Presidential Threshold: Fokus Utama dalam Evaluasi
Salah satu isu yang kemungkinan akan dibahas adalah mengenai ambang batas pencalonan presiden (presidential threshold). Rifqinizamy menyebutkan bahwa keputusan Mahkamah Konstitusi yang menghapus presidential threshold membuka peluang untuk membahas kembali sistem ini dalam konteks Pemilu 2024. Komisi II DPR RI berencana mendengarkan masukan terkait apakah penghapusan presidential threshold akan membawa perubahan yang positif bagi demokrasi.
“Salah satu topik yang akan kami bahas adalah presidential threshold, yang sudah dihapus oleh Mahkamah Konstitusi. Kami berharap masukan dari berbagai pihak bisa menjadi dasar rekomendasi ke depan,” ujar Rifqinizamy.
Evaluasi Sistem Kepemiluan untuk Perbaikan Demokrasi
Rapat-rapat Komisi II sejak dimulainya sidang kembali pada 21 Januari 2025 juga fokus pada beberapa isu penting lainnya, seperti pelantikan kepala daerah terpilih hasil Pilkada 2024 dan kasus pemagaran laut yang terjadi di berbagai daerah.

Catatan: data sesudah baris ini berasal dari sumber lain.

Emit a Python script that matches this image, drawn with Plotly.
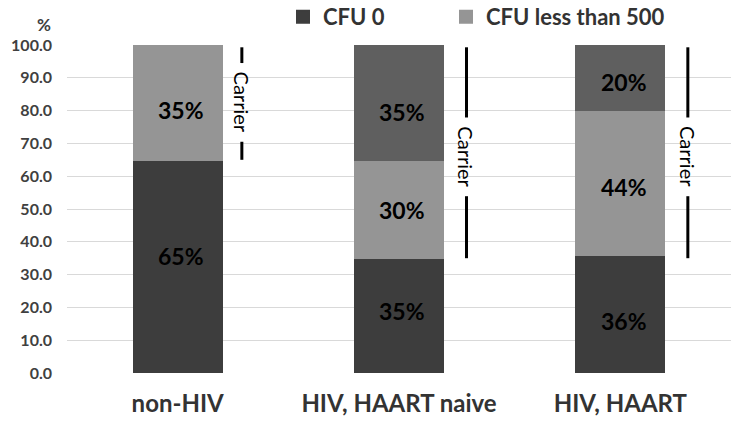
import plotly.graph_objects as go

categories = ["non-HIV", "HIV, HAART naive", "HIV, HAART"]
cfu0 = [65, 35, 36]
cfu_lt500 = [35, 30, 44]
cfu_other = [0, 35, 20]
y_ticks = [0, 10, 20, 30, 40, 50, 60, 70, 80, 90, 100]
carrier_bottom = [65, 35, 35]

# label placements (layout only)
label_y_cfu0 = [35.7, 19, 16]
label_y_lt500 = [80.2, 49.7, 56.7]
label_y_other = [None, 79.6, 88.7]

FONT = "Lato"
xs = list(range(len(categories)))
PW, PH, L, T = 664, 328, 67, 45
C0, C1, C2 = "#3d3d3d", "#959595", "#5f5f5f"

def lw(vals):
    return [1.5 if v else 0 for v in vals]

fig = go.Figure()
fig.add_bar(x=xs, y=cfu0, name="CFU 0", marker=dict(color=C0, line=dict(color=C0, width=lw(cfu0))),
            width=0.4, legend="legend")
fig.add_bar(x=xs, y=cfu_lt500, name="CFU less than 500",
            marker=dict(color=C1, line=dict(color=C1, width=lw(cfu_lt500))),
            width=0.4, legend="legend2")
fig.add_bar(x=xs, y=cfu_other, name="CFU 500 or more",
            marker=dict(color=C2, line=dict(color=C2, width=lw(cfu_other))),
            width=0.4, showlegend=False)

ann = []
def add_labels(vals, ys):
    for i, (v, yy) in enumerate(zip(vals, ys)):
        if v and yy is not None:
            ann.append(dict(x=i + 0.015, y=yy, xref="x", yref="y", text=f"{v}%",
                            showarrow=False, font=dict(family=FONT, size=23, color="#000000", weight="bold")))
add_labels(cfu0, label_y_cfu0)
add_labels(cfu_lt500, label_y_lt500)
add_labels(cfu_other, label_y_other)

shapes = []
for i, bot in enumerate(carrier_bottom):
    xl = i + (0.29 if i == 0 else 0.305)
    mid = (100 + bot) / 2 - (0 if bot > 50 else 1.6)
    gap = 12
    shapes.append(dict(type="line", xref="x", yref="y", x0=xl, x1=xl, y0=99.3, y1=mid + gap,
                       line=dict(color="black", width=3)))
    shapes.append(dict(type="line", xref="x", yref="y", x0=xl, x1=xl, y0=mid - gap, y1=bot,
                       line=dict(color="black", width=3)))
    ann.append(dict(x=xl, y=mid, xref="x", yref="y", text="Carrier", textangle=90,
                    showarrow=False, font=dict(family=FONT, size=20, color="#000000")))

ann.append(dict(xref="paper", yref="paper", x=(35 - L) / PW, y=1 + (T - 12) / PH, text="%",
                showarrow=False, font=dict(family=FONT, size=17, color="#404040", weight="bold")))

leg_common = dict(orientation="h", xanchor="left", yanchor="middle", y=1 + (T - 17) / PH,
                  font=dict(family=FONT, size=22, color="#333333", weight="bold"),
                  itemsizing="constant", bgcolor="rgba(0,0,0,0)")

fig.update_layout(
    barmode="stack",
    width=731, height=423,
    margin=dict(l=L, r=0, t=T, b=50, autoexpand=False),
    paper_bgcolor="white", plot_bgcolor="white",
    font=dict(family=FONT, color="#404040"),
    shapes=shapes,
    annotations=ann,
    legend=dict(x=(283 - L) / PW, **leg_common),
    legend2=dict(x=(446 - L) / PW, **leg_common),
    xaxis=dict(range=[-0.5, 2.5], tickvals=xs, ticktext=categories, showgrid=False,
               zeroline=False, showline=False, ticks="", automargin=False,
               tickfont=dict(family=FONT, size=24, color="#333333", weight="bold"),
               ticklabelstandoff=14),
    yaxis=dict(range=[0, 100], tickvals=y_ticks, ticktext=[f"{v:.1f}" for v in y_ticks],
               showgrid=True, gridcolor="#d9d9d9", gridwidth=1, zeroline=False, showline=False,
               ticks="", automargin=False,
               tickfont=dict(family=FONT, size=16, color="#404040", weight="bold"),
               ticklabelstandoff=14),
)

fig.write_html("out.html", post_script="document.body.style.margin='0';",
               config={"displayModeBar": False})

Evaluasi terhadap sistem kepemiluan merupakan bagian dari upaya memperkuat demokrasi yang lebih transparan dan adil di Indonesia.
Peluncuran IKEPP dan Pembinaan Etik Penyelenggara Pemilu
Rifqinizamy juga mengapresiasi peluncuran Indeks Kepatuhan Etik Penyelenggara Pemilu (IKEPP) oleh DKPP. IKEPP ini bertujuan untuk mengukur sejauh mana penyelenggara pemilu, seperti KPU dan Bawaslu, mematuhi etika dalam menjalankan tugas mereka. Rifqinizamy menekankan bahwa peluncuran IKEPP tidak hanya bertujuan untuk memberi penilaian terhadap kinerja penyelenggara, tetapi juga sebagai sarana pembinaan etik untuk memastikan integritas dalam proses pemilu.
“DKPP tidak hanya menghukum mereka yang melanggar etik, tetapi juga melakukan pembinaan etik kepada penyelenggara pemilu. IKEPP yang diluncurkan hari ini berbicara tentang hal itu,” jelas Rifqinizamy dalam sambutannya.
Pentingnya Menjaga Prinsip Negara Hukum dalam Demokrasi
Rifqinizamy juga menekankan pentingnya prinsip nomokrasi atau negara hukum dalam sistem demokrasi Indonesia. Menurutnya, meskipun demokrasi memberikan hak kepada setiap warga negara untuk memilih dan dipilih, pemilu harus dilaksanakan dengan mengedepankan asas negara hukum, bukan sekadar sebagai ajang demokrasi tanpa aturan yang jelas.
“Demokrasi yang kita pilih adalah bagian dari negara hukum. Pemilu harus dilaksanakan dengan sebaik-baiknya, dan untuk memastikan kualitasnya, kita tidak hanya berpegang pada demokrasi, tetapi juga pada asas negara hukum,” ujar Rifqinizamy.
Tantangan dalam Menjadi Penyelenggara Pemilu
Rifqinizamy juga memberikan apresiasi kepada para penyelenggara pemilu, mengingat pekerjaan mereka tidaklah mudah. Menurutnya, penyelenggara pemilu harus bekerja dengan sangat hati-hati agar tetap berada dalam jalur etik dan hukum, meskipun sering kali harus berhadapan dengan tekanan politik.
“Menjadi penyelenggara pemilu bukan hal yang mudah. Mereka harus bekerja sesuai aturan meskipun sering berhadapan dengan politik yang penuh lobi dan tawar-menawar. Saya sangat menghargai upaya DKPP dalam menjaga etika di tengah tantangan ini,” pungkas Rifqinizamy.
Dengan evaluasi yang akan dilakukan, diharapkan sistem kepemiluan Indonesia bisa semakin transparan, adil, dan responsif terhadap perkembangan politik dan kebutuhan masyarakat.